● **RECORDED DATA**
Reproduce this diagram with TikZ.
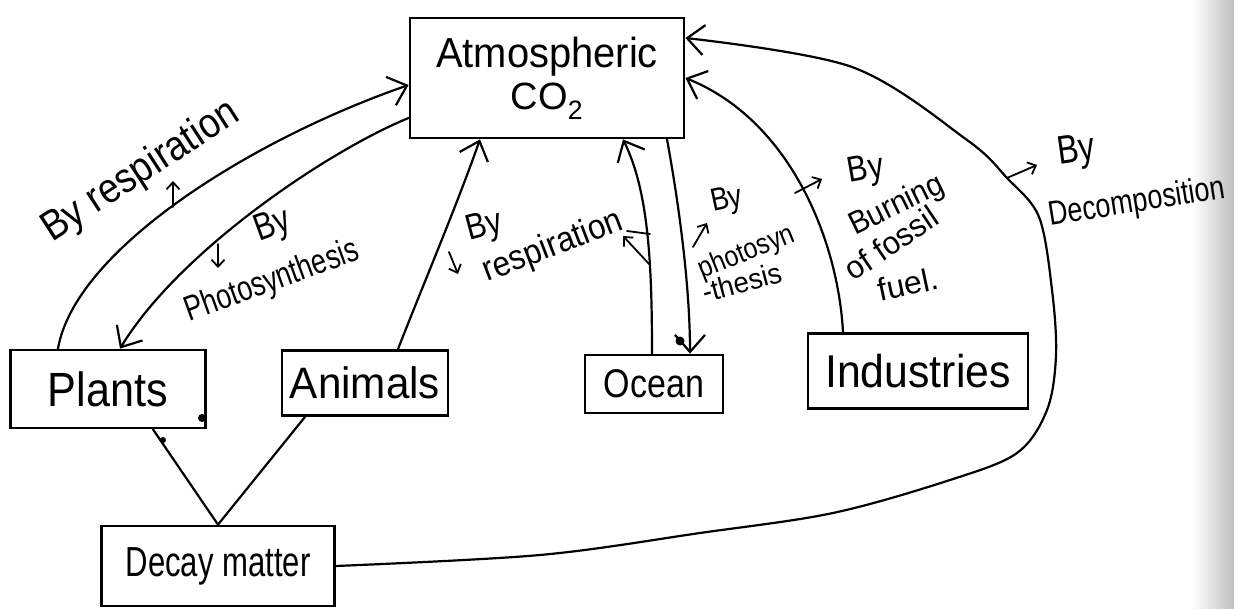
\documentclass[tikz,border=0pt]{standalone}
\usepackage{fontspec}
\setmainfont{Liberation Sans}
\usetikzlibrary{arrows.meta}
% horizontally condensed text, for the tall narrow lettering
\newcommand\narrowtext[2]{\scalebox{#1}[1]{#2}}

\begin{document}
\begin{tikzpicture}[x=1pt,y=-1pt,
  box/.style={draw, line width=2.8pt, inner sep=0pt, align=center},
  link/.style={line width=2.2pt, line cap=round},
  arr/.style={link, -{Straight Barb[length=17pt,width=30pt,line width=2.2pt]}},
  hint/.style={line width=1.8pt, line cap=round,
               -{Straight Barb[length=7pt,width=13pt,line width=1.8pt]}},
  lbl/.style={inner sep=0pt, font=\fontsize{#1pt}{#1pt}\selectfont},
  dot/.style={fill=black}
]
% paper
\useasboundingbox (0,0) rectangle (1234,609);
\fill[white] (0,0) rectangle (1234,609);
\shade[left color=white, right color=black!25] (1192,0) rectangle (1234,609);

% boxes
\node[box, minimum width=274pt, minimum height=120pt, font=\fontsize{42}{44}\selectfont]
  (atm) at (547,78) {\narrowtext{0.95}{Atmospheric}\\[-2pt]{\fontsize{38}{40}\selectfont CO\textsubscript{2}}};
\node[box, minimum width=195pt, minimum height=78pt, font=\fontsize{48}{50}\selectfont]
  (plants) at (108,389) {\narrowtext{0.9}{Plants}};
\node[box, minimum width=166pt, minimum height=65pt, font=\fontsize{44}{46}\selectfont]
  (animals) at (365,383) {\narrowtext{0.96}{Animals}};
\node[box, minimum width=138pt, minimum height=58pt, font=\fontsize{40}{42}\selectfont]
  (ocean) at (654,384) {\narrowtext{0.85}{Ocean}};
\node[box, minimum width=220pt, minimum height=75pt, font=\fontsize{46}{48}\selectfont]
  (ind) at (918,371) {\narrowtext{0.93}{Industries}};
\node[box, minimum width=233pt, minimum height=80pt, font=\fontsize{42}{44}\selectfont]
  (decay) at (218,566) {\narrowtext{0.74}{Decay matter}};

% exchanges with the atmosphere
\draw[arr] ([xshift=-50pt]plants.north) .. controls (75,250) and (250,140) .. ([yshift=-7pt]atm.west);
\draw[arr] ([yshift=-40pt]atm.west) .. controls (330,150) and (180,250) .. ([xshift=12pt]plants.north);
\draw[arr] ([xshift=33pt]animals.north) .. controls (425,280) and (455,210) .. ([xshift=-67pt]atm.south);
\draw[arr] ([xshift=-2pt]ocean.north) .. controls (652,260) and (648,190) .. ([xshift=76pt]atm.south);
\draw[arr] ([xshift=120pt]atm.south) .. controls (680,210) and (690,290) .. ([xshift=36pt]ocean.north);
\draw[arr] ([xshift=-75pt]ind.north) .. controls (838,240) and (790,120) .. (atm.east);
\draw[arr] plot[smooth, tension=0.55] coordinates {(decay.east) (540,555) (700,533) (833,513)
  (950,480) (1017,453) (1047,410) (1056,355) (1052,290) (1039,217) (1007,178) (967,140)
  (852,67) ([yshift=40pt]atm.east)};

% into decay matter
\draw[link] ([xshift=45pt]plants.south) -- (decay.north);
\draw[link] ([xshift=-60pt]animals.south) -- (decay.north);

% small pointers to the labels
\draw[hint] (173,207) -- (173,181);
\draw[hint] (218,244) -- (218,268);
\draw[hint] (449,252) -- (458,274);
\draw[hint] (650,265) -- (623,236);
\draw[link, line width=1.8pt] (627,231) -- (650,234);
\draw[hint] (693,247) -- (707,223);
\draw[hint] (795,193) -- (822,179);
\draw[hint] (1007,178) -- (1037,165);

% labels
\node[lbl=42, rotate=33] (t1) at (141,172) {\narrowtext{0.88}{By respiration}};
\node[lbl=38, rotate=20] (t2a) at (273,227) {\narrowtext{0.8}{By}};
\node[lbl=35, rotate=20] (t2b) at (272,282) {\narrowtext{0.77}{Photosynthesis}};
\node[lbl=36, rotate=15] (t3a) at (485,228) {\narrowtext{0.85}{By}};
\node[lbl=35, rotate=21] (t3b) at (553,247) {\narrowtext{0.9}{respiration}};
\node[lbl=32, rotate=12] (t4a) at (727,201) {\narrowtext{0.85}{By}};
\node[lbl=29, rotate=22] (t4b) at (747,253) {\narrowtext{0.86}{photosyn}};
\node[lbl=29, rotate=15] (t4c) at (742,282) {\narrowtext{0.95}{-thesis}};
\node[lbl=36, rotate=10] (t5a) at (866,171) {\narrowtext{0.85}{By}};
\node[lbl=32, rotate=26] (t5b) at (897,206) {\narrowtext{0.92}{Burning}};
\node[lbl=32, rotate=34] (t5c) at (891,243) {\narrowtext{0.97}{of fossil}};
\node[lbl=32, rotate=12] (t5d) at (908,284) {fuel.};
\node[lbl=40, rotate=8] (t6a) at (1077,152) {\narrowtext{0.8}{By}};
\node[lbl=34, rotate=9] (t6b) at (1137,203) {\narrowtext{0.79}{Decomposition}};

% pen marks
\fill[dot] (680,341) circle (4.5pt);
\fill[dot] (202,418) circle (4pt);
\fill[dot] (163,440) circle (3pt);
\end{tikzpicture}
\end{document}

● **INSTRUCTIONS FOR THE TASK**
Restate the data above word for word. Skip every picture.

● **EXERCISE OUTPUT**
Reproduce this diagram with TikZ.
\documentclass[tikz,border=0pt]{standalone}
\usepackage{fontspec}
\setmainfont{Liberation Sans}
\usetikzlibrary{arrows.meta}
% horizontally condensed text, for the tall narrow lettering
\newcommand\narrowtext[2]{\scalebox{#1}[1]{#2}}

\begin{document}
\begin{tikzpicture}[x=1pt,y=-1pt,
  box/.style={draw, line width=2.8pt, inner sep=0pt, align=center},
  link/.style={line width=2.2pt, line cap=round},
  arr/.style={link, -{Straight Barb[length=17pt,width=30pt,line width=2.2pt]}},
  hint/.style={line width=1.8pt, line cap=round,
               -{Straight Barb[length=7pt,width=13pt,line width=1.8pt]}},
  lbl/.style={inner sep=0pt, font=\fontsize{#1pt}{#1pt}\selectfont},
  dot/.style={fill=black}
]
% paper
\useasboundingbox (0,0) rectangle (1234,609);
\fill[white] (0,0) rectangle (1234,609);
\shade[left color=white, right color=black!25] (1192,0) rectangle (1234,609);

% boxes
\node[box, minimum width=274pt, minimum height=120pt, font=\fontsize{42}{44}\selectfont]
  (atm) at (547,78) {\narrowtext{0.95}{Atmospheric}\\[-2pt]{\fontsize{38}{40}\selectfont CO\textsubscript{2}}};
\node[box, minimum width=195pt, minimum height=78pt, font=\fontsize{48}{50}\selectfont]
  (plants) at (108,389) {\narrowtext{0.9}{Plants}};
\node[box, minimum width=166pt, minimum height=65pt, font=\fontsize{44}{46}\selectfont]
  (animals) at (365,383) {\narrowtext{0.96}{Animals}};
\node[box, minimum width=138pt, minimum height=58pt, font=\fontsize{40}{42}\selectfont]
  (ocean) at (654,384) {\narrowtext{0.85}{Ocean}};
\node[box, minimum width=220pt, minimum height=75pt, font=\fontsize{46}{48}\selectfont]
  (ind) at (918,371) {\narrowtext{0.93}{Industries}};
\node[box, minimum width=233pt, minimum height=80pt, font=\fontsize{42}{44}\selectfont]
  (decay) at (218,566) {\narrowtext{0.74}{Decay matter}};

% exchanges with the atmosphere
\draw[arr] ([xshift=-50pt]plants.north) .. controls (75,250) and (250,140) .. ([yshift=-7pt]atm.west);
\draw[arr] ([yshift=-40pt]atm.west) .. controls (330,150) and (180,250) .. ([xshift=12pt]plants.north);
\draw[arr] ([xshift=33pt]animals.north) .. controls (425,280) and (455,210) .. ([xshift=-67pt]atm.south);
\draw[arr] ([xshift=-2pt]ocean.north) .. controls (652,260) and (648,190) .. ([xshift=76pt]atm.south);
\draw[arr] ([xshift=120pt]atm.south) .. controls (680,210) and (690,290) .. ([xshift=36pt]ocean.north);
\draw[arr] ([xshift=-75pt]ind.north) .. controls (838,240) and (790,120) .. (atm.east);
\draw[arr] plot[smooth, tension=0.55] coordinates {(decay.east) (540,555) (700,533) (833,513)
  (950,480) (1017,453) (1047,410) (1056,355) (1052,290) (1039,217) (1007,178) (967,140)
  (852,67) ([yshift=40pt]atm.east)};

% into decay matter
\draw[link] ([xshift=45pt]plants.south) -- (decay.north);
\draw[link] ([xshift=-60pt]animals.south) -- (decay.north);

% small pointers to the labels
\draw[hint] (173,207) -- (173,181);
\draw[hint] (218,244) -- (218,268);
\draw[hint] (449,252) -- (458,274);
\draw[hint] (650,265) -- (623,236);
\draw[link, line width=1.8pt] (627,231) -- (650,234);
\draw[hint] (693,247) -- (707,223);
\draw[hint] (795,193) -- (822,179);
\draw[hint] (1007,178) -- (1037,165);

% labels
\node[lbl=42, rotate=33] (t1) at (141,172) {\narrowtext{0.88}{By respiration}};
\node[lbl=38, rotate=20] (t2a) at (273,227) {\narrowtext{0.8}{By}};
\node[lbl=35, rotate=20] (t2b) at (272,282) {\narrowtext{0.77}{Photosynthesis}};
\node[lbl=36, rotate=15] (t3a) at (485,228) {\narrowtext{0.85}{By}};
\node[lbl=35, rotate=21] (t3b) at (553,247) {\narrowtext{0.9}{respiration}};
\node[lbl=32, rotate=12] (t4a) at (727,201) {\narrowtext{0.85}{By}};
\node[lbl=29, rotate=22] (t4b) at (747,253) {\narrowtext{0.86}{photosyn}};
\node[lbl=29, rotate=15] (t4c) at (742,282) {\narrowtext{0.95}{-thesis}};
\node[lbl=36, rotate=10] (t5a) at (866,171) {\narrowtext{0.85}{By}};
\node[lbl=32, rotate=26] (t5b) at (897,206) {\narrowtext{0.92}{Burning}};
\node[lbl=32, rotate=34] (t5c) at (891,243) {\narrowtext{0.97}{of fossil}};
\node[lbl=32, rotate=12] (t5d) at (908,284) {fuel.};
\node[lbl=40, rotate=8] (t6a) at (1077,152) {\narrowtext{0.8}{By}};
\node[lbl=34, rotate=9] (t6b) at (1137,203) {\narrowtext{0.79}{Decomposition}};

% pen marks
\fill[dot] (680,341) circle (4.5pt);
\fill[dot] (202,418) circle (4pt);
\fill[dot] (163,440) circle (3pt);
\end{tikzpicture}
\end{document}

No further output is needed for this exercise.